Configure Istio Gateway

We’ll also need to adjust our gateway to utilize HTTPS on port 443 and incorporate the certificate configuration we’ve just created.

cat gateway.yaml
apiVersion: networking.istio.io/v1alpha3
kind: Gateway
metadata:
  name: kubeflow-gateway
  namespace: kubeflow
spec:
  selector:
    istio: ingressgateway
  servers:
  - hosts:
    - "*"
    port:
      name: http
      number: 80
      protocol: HTTP
    # Upgrade HTTP to HTTPS
    # tls:
    #   httpsRedirect: true
  - hosts:
    - "*"
    port:
      name: https
      number: 443
      protocol: HTTPS
    tls:
      mode: SIMPLE
      credentialName: kubeflow-ingressgateway-certs

kubectl apply -f gateway.yaml

Access Kubeflow UI

Afterward, open your browser and navigate to the previously identified load balancer IP on port 443. (Navigate to the load balancer config and show relent address info) Log in using the default credentials: user@example.com and 12341234.

Since we’re using a self-signed certificate, your browser may display a warning stating ‘Your connection is not private’

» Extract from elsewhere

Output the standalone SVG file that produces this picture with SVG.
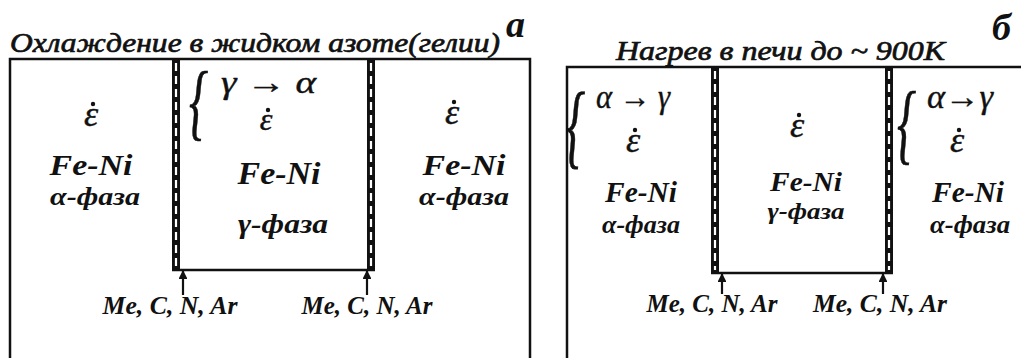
<svg xmlns="http://www.w3.org/2000/svg" width="1021" height="358" viewBox="0 0 1021 358">
<style>
.t{font-family:"Liberation Serif","Times New Roman",serif;font-style:italic;font-weight:bold;fill:#111}
.h{font-family:"Liberation Serif","Times New Roman",serif;font-style:italic;font-weight:normal;fill:#111;stroke:#111;stroke-width:0.7}
.g{font-family:"Liberation Serif","Times New Roman",serif;font-style:italic;fill:#111;stroke:#111;stroke-width:0.4}
.box{fill:none;stroke:#111;stroke-width:2.5}
.strip{fill:#111}
.dash{stroke:#fff;stroke-width:2.2;stroke-dasharray:8 5}
.arr{stroke:#111;stroke-width:2.2;marker-end:url(#ah)}
.dot{fill:#111}
</style>
<defs>
<marker id="ah" viewBox="0 0 10 10" refX="9" refY="5" markerWidth="4" markerHeight="4" orient="auto">
<path d="M0,0 L10,5 L0,10 z" fill="#111"/>
</marker>
</defs>
<rect width="1021" height="358" fill="#fff"/>

<g id="panel-a">
<text class="h" x="10" y="52" font-size="28" textLength="490" lengthAdjust="spacingAndGlyphs">Охлаждение в жидком азоте(гелии)</text>
<text class="t" x="506" y="37" font-size="38">a</text>
<path class="box" d="M10,370 V59 H530 V370"/>
<g id="a-inner">
<rect class="strip" x="172" y="59" width="8" height="212"/>
<line class="dash" x1="176" y1="63" x2="176" y2="267"/>
<rect class="strip" x="367" y="59" width="8" height="212"/>
<line class="dash" x1="371" y1="63" x2="371" y2="267"/>
<line x1="172" y1="270" x2="375" y2="270" stroke="#111" stroke-width="2.5"/>
</g>
<g id="a-left">
<text class="g" x="91" y="126" font-size="36" text-anchor="middle">ε</text>
<circle class="dot" cx="93" cy="104" r="2.2"/>
<text class="t" x="91" y="175" font-size="30" text-anchor="middle" textLength="83" lengthAdjust="spacingAndGlyphs">Fe-Ni</text>
<text class="t" x="95" y="205" font-size="25" text-anchor="middle" textLength="90" lengthAdjust="spacingAndGlyphs">α-фаза</text>
</g>
<g id="a-center">
<text class="g" x="189" y="130" font-size="48" transform="translate(189,130) scale(1,1.75) translate(-189,-130)">{</text>
<text class="g" x="221" y="93" font-size="32" textLength="95" lengthAdjust="spacingAndGlyphs">γ → α</text>
<text class="g" x="266" y="130" font-size="32" text-anchor="middle">ε</text>
<circle class="dot" cx="268" cy="110" r="2.2"/>
<text class="t" x="279" y="184" font-size="32" text-anchor="middle" textLength="83" lengthAdjust="spacingAndGlyphs">Fe-Ni</text>
<text class="t" x="283" y="233" font-size="28" text-anchor="middle" textLength="90" lengthAdjust="spacingAndGlyphs">γ-фаза</text>
</g>
<g id="a-right">
<text class="g" x="452" y="124" font-size="36" text-anchor="middle">ε</text>
<circle class="dot" cx="454" cy="102" r="2.2"/>
<text class="t" x="464" y="175" font-size="30" text-anchor="middle" textLength="83" lengthAdjust="spacingAndGlyphs">Fe-Ni</text>
<text class="t" x="464" y="205" font-size="25" text-anchor="middle" textLength="90" lengthAdjust="spacingAndGlyphs">α-фаза</text>
</g>
<g id="a-label1"><text class="t" x="170" y="314" font-size="26" text-anchor="middle" textLength="135" lengthAdjust="spacingAndGlyphs">Me, C, N, Ar</text></g>
<g id="a-label2"><text class="t" x="367" y="314" font-size="26" text-anchor="middle" textLength="131" lengthAdjust="spacingAndGlyphs">Me, C, N, Ar</text></g>
</g>

<g id="panel-b">
<text class="h" x="616" y="60" font-size="28" textLength="329" lengthAdjust="spacingAndGlyphs">Нагрев в печи до ~ 900К</text>
<text class="t" x="992" y="40" font-size="38">б</text>
<path class="box" d="M567,370 V67 H1030"/>
<g id="b-inner">
<rect class="strip" x="711" y="67" width="8" height="207"/>
<line class="dash" x1="715" y1="71" x2="715" y2="270"/>
<rect class="strip" x="885" y="67" width="8" height="207"/>
<line class="dash" x1="889" y1="71" x2="889" y2="270"/>
<line x1="711" y1="273" x2="893" y2="273" stroke="#111" stroke-width="2.5"/>
</g>
<g id="b-left">
<text class="g" x="566" y="157" font-size="48" transform="translate(566,157) scale(1,1.95) translate(-566,-157)">{</text>
<text class="g" x="596" y="108" font-size="34" textLength="74" lengthAdjust="spacingAndGlyphs">α → γ</text>
<text class="g" x="633" y="152" font-size="36" text-anchor="middle">ε</text>
<circle class="dot" cx="635" cy="130" r="2.2"/>
<text class="t" x="641" y="202" font-size="29" text-anchor="middle" textLength="72" lengthAdjust="spacingAndGlyphs">Fe-Ni</text>
<text class="t" x="641" y="233" font-size="26" text-anchor="middle" textLength="78" lengthAdjust="spacingAndGlyphs">α-фаза</text>
</g>
<g id="b-center">
<text class="g" x="797" y="137" font-size="36" text-anchor="middle">ε</text>
<circle class="dot" cx="799" cy="115" r="2.2"/>
<text class="t" x="806" y="191" font-size="28" text-anchor="middle" textLength="72" lengthAdjust="spacingAndGlyphs">Fe-Ni</text>
<text class="t" x="806" y="219" font-size="23" text-anchor="middle" textLength="77" lengthAdjust="spacingAndGlyphs">γ-фаза</text>
</g>
<g id="b-right">
<text class="g" x="897" y="153" font-size="48" transform="translate(897,153) scale(1,1.85) translate(-897,-153)">{</text>
<text class="g" x="927" y="108" font-size="34" textLength="66" lengthAdjust="spacingAndGlyphs">α→γ</text>
<text class="g" x="957" y="152" font-size="36" text-anchor="middle">ε</text>
<circle class="dot" cx="959" cy="130" r="2.2"/>
<text class="t" x="968" y="202" font-size="29" text-anchor="middle" textLength="72" lengthAdjust="spacingAndGlyphs">Fe-Ni</text>
<text class="t" x="970" y="233" font-size="26" text-anchor="middle" textLength="80" lengthAdjust="spacingAndGlyphs">α-фаза</text>
</g>
<g id="b-label1"><text class="t" x="712" y="312" font-size="25" text-anchor="middle" textLength="131" lengthAdjust="spacingAndGlyphs">Me, C, N, Ar</text></g>
<g id="b-label2"><text class="t" x="880" y="312" font-size="25" text-anchor="middle" textLength="134" lengthAdjust="spacingAndGlyphs">Me, C, N, Ar</text></g>
</g>

<g id="connectors">
<line class="arr" x1="183" y1="295" x2="183" y2="271"/>
<line class="arr" x1="367" y1="295" x2="367" y2="271"/>
<line class="arr" x1="722" y1="294" x2="722" y2="274"/>
<line class="arr" x1="883" y1="294" x2="883" y2="274"/>
</g>
</svg>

We can proceed by clicking ‘Advanced’ and then selecting ‘Proceed to…’

Wooo we are in!

Kubeflow GPU Test

Testing our GPUs
Now, let’s verify that our GPUs are accessible and functioning properly.
Notebooks with GPUs
To begin, navigate to the Notebooks section and initiate a new Jupyter session. Provide a name for your notebook, select a single GPU, and keep all other settings as default.

It may take some time to pull the image, but once completed, we should see the green checkmark indicating success.

We should be able to click ‘Connect’ to launch Jupyter Lab and then run ‘nvidia-smi’ in a terminal to confirm that our GPU is available.

Fantastic! Kubeflow is now fully operational with Nvidia GPU support.

At this stage, we have a Kubernetes cluster equipped with the Nvidia GPU operator and Kubeflow, all without virtualization and with direct access to all hardware resources, while still enjoying the full advantages of cloud computing.

Thank you for tuning in! Keep an eye out for more blog posts on “Unlocking AI & ML Metal Performance with QBO Kubernetes Engine (QKE).”